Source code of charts

__________

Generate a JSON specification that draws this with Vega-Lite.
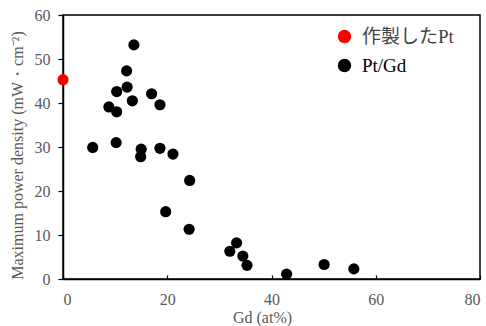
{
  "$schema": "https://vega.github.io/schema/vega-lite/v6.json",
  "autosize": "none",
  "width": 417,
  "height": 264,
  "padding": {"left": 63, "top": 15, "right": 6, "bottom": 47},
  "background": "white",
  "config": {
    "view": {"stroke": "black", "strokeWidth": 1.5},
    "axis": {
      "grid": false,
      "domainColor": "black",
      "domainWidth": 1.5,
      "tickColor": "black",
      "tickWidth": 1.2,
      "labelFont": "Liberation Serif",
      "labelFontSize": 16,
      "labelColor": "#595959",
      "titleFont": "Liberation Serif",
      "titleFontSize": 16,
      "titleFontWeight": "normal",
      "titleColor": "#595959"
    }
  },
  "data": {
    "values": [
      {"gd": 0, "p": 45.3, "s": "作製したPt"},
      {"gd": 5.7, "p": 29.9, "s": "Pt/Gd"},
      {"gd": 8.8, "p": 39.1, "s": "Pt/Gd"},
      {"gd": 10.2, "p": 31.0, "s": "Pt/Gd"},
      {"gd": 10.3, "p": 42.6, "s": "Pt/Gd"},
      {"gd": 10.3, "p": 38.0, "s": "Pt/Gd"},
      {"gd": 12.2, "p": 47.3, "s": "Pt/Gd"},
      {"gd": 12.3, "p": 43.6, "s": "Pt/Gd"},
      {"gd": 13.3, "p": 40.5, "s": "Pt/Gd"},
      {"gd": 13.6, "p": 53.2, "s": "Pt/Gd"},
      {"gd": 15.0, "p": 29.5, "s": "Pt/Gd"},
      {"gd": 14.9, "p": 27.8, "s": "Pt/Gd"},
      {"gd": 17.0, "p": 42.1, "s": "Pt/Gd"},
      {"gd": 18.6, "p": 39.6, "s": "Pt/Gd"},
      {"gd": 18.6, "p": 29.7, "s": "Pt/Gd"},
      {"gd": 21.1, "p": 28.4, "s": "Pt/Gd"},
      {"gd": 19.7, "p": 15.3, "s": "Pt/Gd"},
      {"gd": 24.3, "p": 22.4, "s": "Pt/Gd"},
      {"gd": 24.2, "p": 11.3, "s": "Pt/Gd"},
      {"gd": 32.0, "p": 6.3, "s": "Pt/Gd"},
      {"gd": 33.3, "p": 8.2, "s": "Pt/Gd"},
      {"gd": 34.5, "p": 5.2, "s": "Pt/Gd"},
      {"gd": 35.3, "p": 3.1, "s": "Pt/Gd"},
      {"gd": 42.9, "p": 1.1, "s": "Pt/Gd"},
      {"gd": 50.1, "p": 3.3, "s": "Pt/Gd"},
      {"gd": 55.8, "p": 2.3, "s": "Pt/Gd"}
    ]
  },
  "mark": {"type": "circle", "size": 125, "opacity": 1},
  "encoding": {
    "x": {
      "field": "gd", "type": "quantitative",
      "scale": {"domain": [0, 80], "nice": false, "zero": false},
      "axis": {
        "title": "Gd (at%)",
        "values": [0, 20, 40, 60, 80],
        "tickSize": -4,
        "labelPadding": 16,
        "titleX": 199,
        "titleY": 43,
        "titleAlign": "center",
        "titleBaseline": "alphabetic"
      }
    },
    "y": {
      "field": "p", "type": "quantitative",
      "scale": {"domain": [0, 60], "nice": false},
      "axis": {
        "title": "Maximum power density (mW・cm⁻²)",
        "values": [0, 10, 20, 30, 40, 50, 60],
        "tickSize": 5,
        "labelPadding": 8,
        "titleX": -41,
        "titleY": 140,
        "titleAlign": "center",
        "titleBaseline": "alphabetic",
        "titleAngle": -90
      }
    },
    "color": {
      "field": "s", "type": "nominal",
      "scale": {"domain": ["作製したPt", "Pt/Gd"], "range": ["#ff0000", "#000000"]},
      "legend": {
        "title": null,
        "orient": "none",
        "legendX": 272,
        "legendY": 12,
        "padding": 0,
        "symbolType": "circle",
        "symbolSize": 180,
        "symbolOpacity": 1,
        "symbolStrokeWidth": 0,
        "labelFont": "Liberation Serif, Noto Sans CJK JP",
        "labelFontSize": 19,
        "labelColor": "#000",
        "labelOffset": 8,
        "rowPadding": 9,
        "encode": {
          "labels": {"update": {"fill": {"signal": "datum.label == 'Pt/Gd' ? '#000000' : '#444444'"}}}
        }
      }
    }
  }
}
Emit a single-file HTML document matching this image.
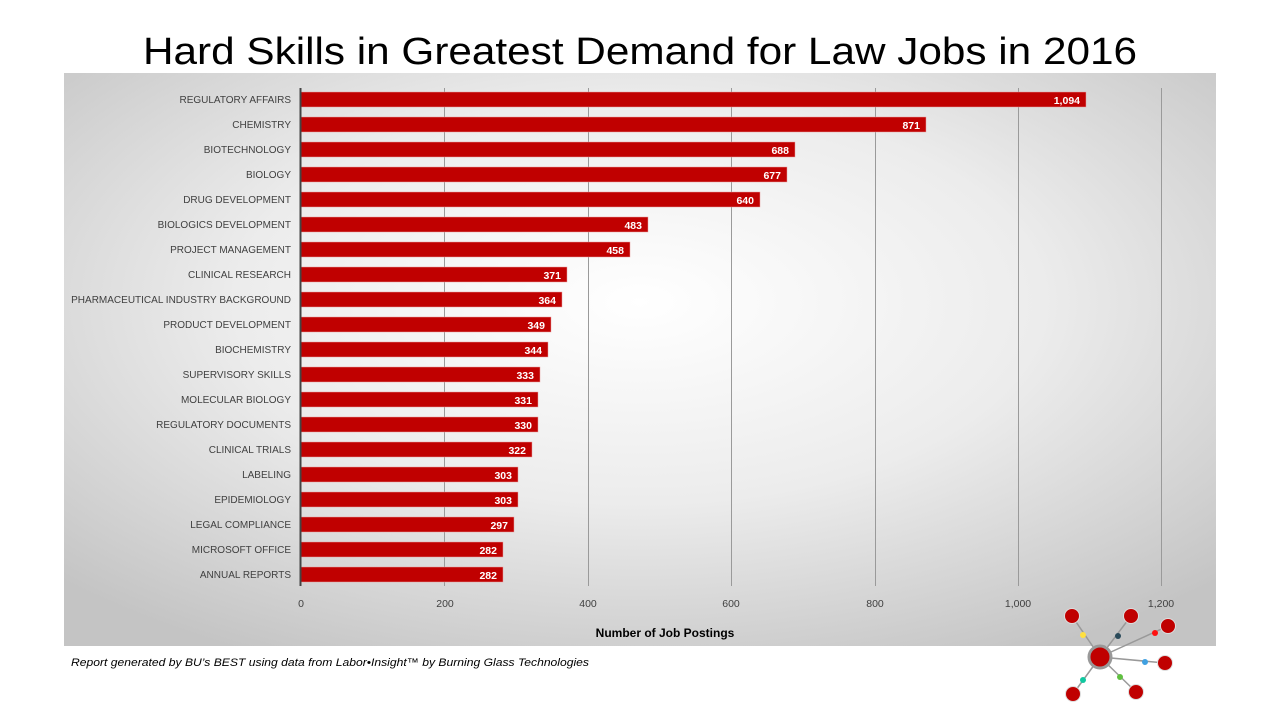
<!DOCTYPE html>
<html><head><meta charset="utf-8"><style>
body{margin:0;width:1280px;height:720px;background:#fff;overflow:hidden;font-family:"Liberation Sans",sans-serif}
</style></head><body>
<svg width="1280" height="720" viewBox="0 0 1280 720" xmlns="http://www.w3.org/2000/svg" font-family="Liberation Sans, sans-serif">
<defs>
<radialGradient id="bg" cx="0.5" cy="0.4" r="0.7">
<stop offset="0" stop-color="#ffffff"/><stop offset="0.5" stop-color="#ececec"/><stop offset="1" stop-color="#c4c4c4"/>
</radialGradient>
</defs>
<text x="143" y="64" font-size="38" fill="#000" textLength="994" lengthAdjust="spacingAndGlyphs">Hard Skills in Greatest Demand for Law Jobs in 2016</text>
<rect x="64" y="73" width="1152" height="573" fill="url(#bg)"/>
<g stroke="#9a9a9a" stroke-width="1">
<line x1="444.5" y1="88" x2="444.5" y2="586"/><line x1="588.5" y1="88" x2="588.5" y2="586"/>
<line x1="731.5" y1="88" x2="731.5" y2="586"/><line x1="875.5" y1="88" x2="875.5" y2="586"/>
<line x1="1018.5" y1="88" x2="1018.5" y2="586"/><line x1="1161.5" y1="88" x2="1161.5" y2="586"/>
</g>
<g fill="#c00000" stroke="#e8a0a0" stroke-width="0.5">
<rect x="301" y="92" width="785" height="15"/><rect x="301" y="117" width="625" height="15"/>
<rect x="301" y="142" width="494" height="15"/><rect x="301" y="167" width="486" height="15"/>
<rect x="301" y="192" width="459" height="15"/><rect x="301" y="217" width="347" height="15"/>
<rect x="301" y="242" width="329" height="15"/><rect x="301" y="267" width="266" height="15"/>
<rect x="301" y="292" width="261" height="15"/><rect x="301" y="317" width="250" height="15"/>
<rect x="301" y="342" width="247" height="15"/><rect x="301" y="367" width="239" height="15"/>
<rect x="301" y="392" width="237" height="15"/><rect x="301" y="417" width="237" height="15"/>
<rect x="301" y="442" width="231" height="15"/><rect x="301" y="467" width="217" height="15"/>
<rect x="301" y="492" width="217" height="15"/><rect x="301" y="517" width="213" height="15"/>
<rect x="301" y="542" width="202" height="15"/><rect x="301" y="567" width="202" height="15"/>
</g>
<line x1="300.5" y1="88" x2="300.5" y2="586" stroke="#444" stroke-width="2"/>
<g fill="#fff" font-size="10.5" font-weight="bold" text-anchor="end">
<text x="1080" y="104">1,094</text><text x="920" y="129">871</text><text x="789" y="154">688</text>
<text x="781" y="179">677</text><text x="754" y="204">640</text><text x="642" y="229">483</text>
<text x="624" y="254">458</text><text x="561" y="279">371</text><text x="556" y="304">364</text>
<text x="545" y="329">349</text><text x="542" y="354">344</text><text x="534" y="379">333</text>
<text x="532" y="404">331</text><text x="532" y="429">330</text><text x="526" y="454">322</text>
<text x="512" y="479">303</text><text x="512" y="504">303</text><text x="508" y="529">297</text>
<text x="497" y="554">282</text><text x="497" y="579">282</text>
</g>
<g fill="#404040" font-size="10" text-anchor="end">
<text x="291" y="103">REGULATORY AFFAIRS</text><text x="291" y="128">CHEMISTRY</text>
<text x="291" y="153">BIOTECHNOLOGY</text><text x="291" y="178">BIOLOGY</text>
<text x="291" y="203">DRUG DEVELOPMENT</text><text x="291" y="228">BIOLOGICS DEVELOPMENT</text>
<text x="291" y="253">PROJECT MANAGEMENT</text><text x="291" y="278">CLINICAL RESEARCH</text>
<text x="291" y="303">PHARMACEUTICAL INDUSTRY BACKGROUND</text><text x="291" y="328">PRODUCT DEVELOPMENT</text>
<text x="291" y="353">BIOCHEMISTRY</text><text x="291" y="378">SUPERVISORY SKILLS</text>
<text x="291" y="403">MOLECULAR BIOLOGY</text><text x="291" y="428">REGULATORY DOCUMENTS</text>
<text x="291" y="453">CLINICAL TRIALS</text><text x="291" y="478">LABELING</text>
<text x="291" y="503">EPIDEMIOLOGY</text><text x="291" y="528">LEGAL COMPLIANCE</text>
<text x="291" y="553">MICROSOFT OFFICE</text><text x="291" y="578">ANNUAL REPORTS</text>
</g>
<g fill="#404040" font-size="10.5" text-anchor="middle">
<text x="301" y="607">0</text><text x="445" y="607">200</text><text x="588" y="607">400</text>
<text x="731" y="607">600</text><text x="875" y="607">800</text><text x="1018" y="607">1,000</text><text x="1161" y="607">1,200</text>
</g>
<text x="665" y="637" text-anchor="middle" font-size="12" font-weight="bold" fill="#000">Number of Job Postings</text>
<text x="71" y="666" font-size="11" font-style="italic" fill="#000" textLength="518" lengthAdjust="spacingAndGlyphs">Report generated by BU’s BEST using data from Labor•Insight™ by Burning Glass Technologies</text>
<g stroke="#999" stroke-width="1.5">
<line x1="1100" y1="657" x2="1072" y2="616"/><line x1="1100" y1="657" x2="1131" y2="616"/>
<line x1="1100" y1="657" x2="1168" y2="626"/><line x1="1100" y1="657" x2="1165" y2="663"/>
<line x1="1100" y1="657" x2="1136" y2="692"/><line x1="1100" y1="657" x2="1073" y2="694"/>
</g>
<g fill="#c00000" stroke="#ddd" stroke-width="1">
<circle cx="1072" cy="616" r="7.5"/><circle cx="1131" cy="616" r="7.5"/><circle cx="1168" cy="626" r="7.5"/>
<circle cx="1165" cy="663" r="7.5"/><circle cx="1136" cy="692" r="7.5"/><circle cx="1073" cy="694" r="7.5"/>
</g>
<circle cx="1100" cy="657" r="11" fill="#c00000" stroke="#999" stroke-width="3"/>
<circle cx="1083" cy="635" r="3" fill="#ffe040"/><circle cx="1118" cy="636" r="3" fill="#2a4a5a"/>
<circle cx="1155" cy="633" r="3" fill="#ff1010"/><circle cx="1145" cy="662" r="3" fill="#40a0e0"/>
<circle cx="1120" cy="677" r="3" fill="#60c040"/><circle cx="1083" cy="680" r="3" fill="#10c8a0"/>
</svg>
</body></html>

__________

▸ Set problem
All lines above containing the string "this" are to be collected.

▸ Output
Generate a JSON specification that draws this with Vega-Lite.
Emit a single-file HTML document matching this image.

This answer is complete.